Dataset records:
** START **
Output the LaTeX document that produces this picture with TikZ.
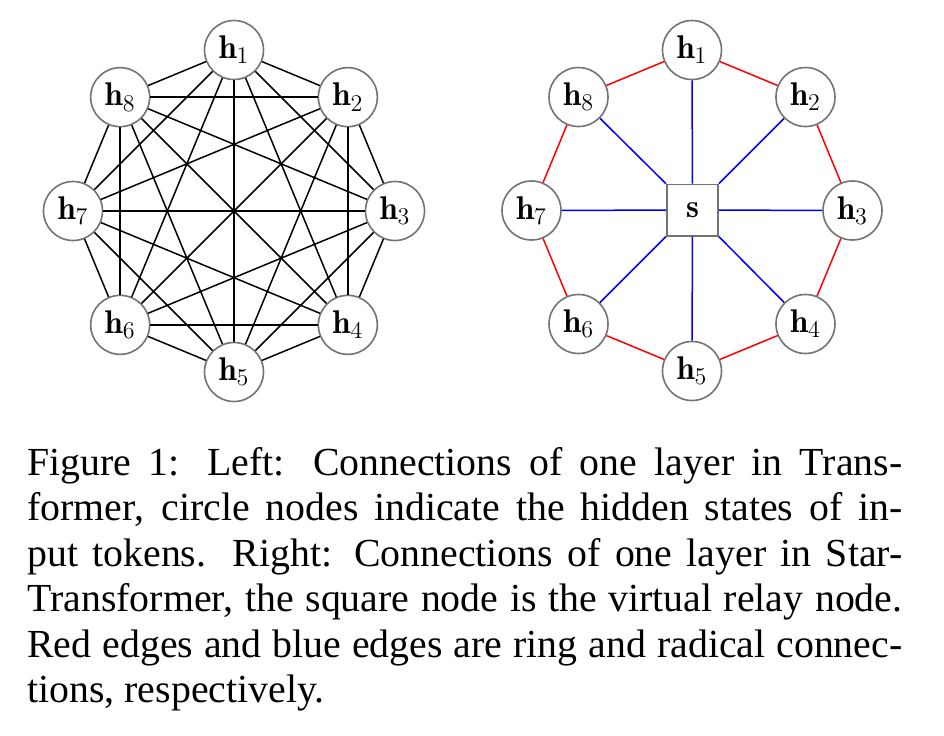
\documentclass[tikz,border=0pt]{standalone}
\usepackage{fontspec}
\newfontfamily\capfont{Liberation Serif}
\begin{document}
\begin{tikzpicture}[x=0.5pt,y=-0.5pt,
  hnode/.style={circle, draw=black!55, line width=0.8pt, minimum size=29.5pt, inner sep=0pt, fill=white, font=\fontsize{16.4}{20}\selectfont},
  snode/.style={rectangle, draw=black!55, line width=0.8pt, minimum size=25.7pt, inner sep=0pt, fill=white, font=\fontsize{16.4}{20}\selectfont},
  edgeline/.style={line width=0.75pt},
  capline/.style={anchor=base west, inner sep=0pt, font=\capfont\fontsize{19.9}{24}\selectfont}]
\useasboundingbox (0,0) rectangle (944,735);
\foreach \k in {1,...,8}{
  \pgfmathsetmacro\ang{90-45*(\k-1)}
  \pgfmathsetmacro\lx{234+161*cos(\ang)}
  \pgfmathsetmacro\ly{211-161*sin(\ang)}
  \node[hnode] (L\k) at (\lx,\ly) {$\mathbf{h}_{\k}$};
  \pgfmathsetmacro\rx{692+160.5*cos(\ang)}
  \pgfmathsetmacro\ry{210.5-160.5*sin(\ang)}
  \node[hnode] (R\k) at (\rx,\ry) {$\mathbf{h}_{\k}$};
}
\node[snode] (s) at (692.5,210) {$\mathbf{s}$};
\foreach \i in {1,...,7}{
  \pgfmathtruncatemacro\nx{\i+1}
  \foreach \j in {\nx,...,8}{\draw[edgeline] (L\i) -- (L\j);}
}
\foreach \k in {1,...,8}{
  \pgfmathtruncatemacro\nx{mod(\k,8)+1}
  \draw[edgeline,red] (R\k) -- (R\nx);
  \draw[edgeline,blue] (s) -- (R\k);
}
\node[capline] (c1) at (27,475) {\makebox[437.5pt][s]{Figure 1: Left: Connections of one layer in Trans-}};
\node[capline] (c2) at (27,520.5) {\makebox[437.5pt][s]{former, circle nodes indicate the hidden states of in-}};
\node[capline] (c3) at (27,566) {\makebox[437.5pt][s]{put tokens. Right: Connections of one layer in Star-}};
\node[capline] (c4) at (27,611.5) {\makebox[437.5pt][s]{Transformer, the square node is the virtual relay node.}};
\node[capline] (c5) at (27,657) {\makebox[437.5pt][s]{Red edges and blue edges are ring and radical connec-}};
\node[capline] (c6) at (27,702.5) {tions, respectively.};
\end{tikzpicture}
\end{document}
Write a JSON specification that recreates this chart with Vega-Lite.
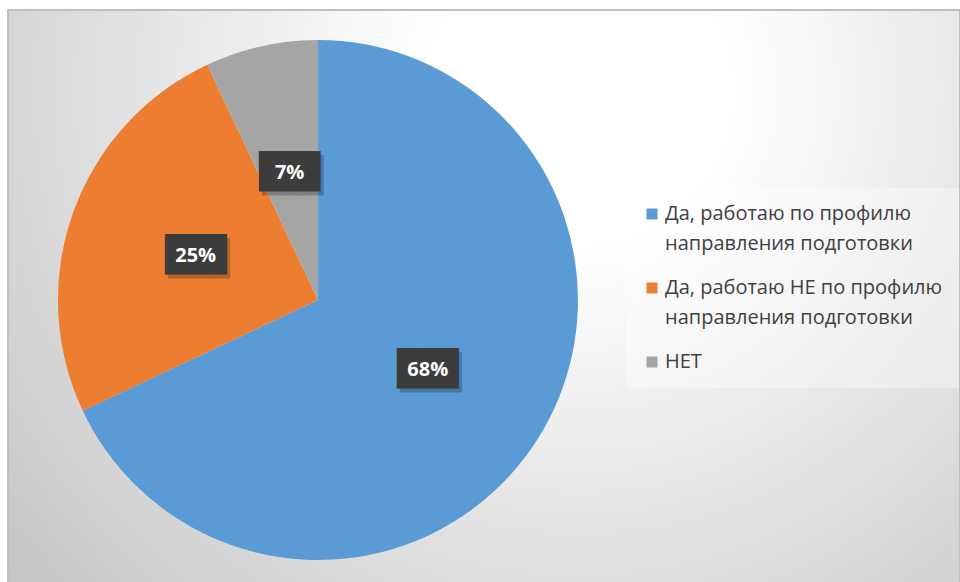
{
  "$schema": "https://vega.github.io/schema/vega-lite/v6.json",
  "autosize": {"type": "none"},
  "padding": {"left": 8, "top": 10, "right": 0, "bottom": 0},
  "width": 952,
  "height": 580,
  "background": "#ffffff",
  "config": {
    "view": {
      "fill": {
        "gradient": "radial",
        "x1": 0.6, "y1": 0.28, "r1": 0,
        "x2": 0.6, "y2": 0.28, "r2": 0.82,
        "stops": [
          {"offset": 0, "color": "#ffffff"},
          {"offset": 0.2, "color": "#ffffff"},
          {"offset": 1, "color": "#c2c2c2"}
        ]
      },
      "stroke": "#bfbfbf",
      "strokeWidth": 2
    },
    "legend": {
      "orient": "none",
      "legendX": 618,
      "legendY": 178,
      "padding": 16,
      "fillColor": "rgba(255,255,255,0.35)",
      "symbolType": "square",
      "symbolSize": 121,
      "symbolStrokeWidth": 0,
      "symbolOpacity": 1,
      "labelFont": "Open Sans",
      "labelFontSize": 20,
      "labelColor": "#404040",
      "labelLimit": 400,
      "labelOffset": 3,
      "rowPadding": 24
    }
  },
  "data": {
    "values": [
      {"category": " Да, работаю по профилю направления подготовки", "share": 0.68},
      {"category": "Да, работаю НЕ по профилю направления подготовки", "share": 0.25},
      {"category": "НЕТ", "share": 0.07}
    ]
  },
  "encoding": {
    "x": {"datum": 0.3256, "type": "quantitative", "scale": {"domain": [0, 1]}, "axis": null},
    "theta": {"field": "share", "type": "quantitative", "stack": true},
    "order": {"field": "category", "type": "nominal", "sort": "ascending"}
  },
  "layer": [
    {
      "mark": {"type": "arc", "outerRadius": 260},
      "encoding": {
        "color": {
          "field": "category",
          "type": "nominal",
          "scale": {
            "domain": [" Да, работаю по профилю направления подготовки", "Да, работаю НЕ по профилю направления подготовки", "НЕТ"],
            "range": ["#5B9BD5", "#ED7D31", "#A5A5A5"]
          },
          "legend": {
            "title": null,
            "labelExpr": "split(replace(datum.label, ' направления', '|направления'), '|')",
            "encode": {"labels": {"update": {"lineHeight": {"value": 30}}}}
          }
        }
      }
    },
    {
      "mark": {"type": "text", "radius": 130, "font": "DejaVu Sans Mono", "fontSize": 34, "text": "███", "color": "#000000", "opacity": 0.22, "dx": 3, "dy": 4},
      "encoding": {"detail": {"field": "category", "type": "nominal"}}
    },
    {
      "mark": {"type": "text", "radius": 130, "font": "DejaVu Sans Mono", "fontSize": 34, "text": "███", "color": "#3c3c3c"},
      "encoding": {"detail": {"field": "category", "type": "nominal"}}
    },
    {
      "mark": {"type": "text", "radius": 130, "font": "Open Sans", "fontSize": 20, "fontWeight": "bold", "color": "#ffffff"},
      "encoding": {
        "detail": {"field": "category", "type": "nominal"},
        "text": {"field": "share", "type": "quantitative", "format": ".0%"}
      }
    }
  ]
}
** END **
Problem description: Copy each line above where the string "that" occurs.

Answer to this problem:
Output the LaTeX document that produces this picture with TikZ.
Write a JSON specification that recreates this chart with Vega-Lite.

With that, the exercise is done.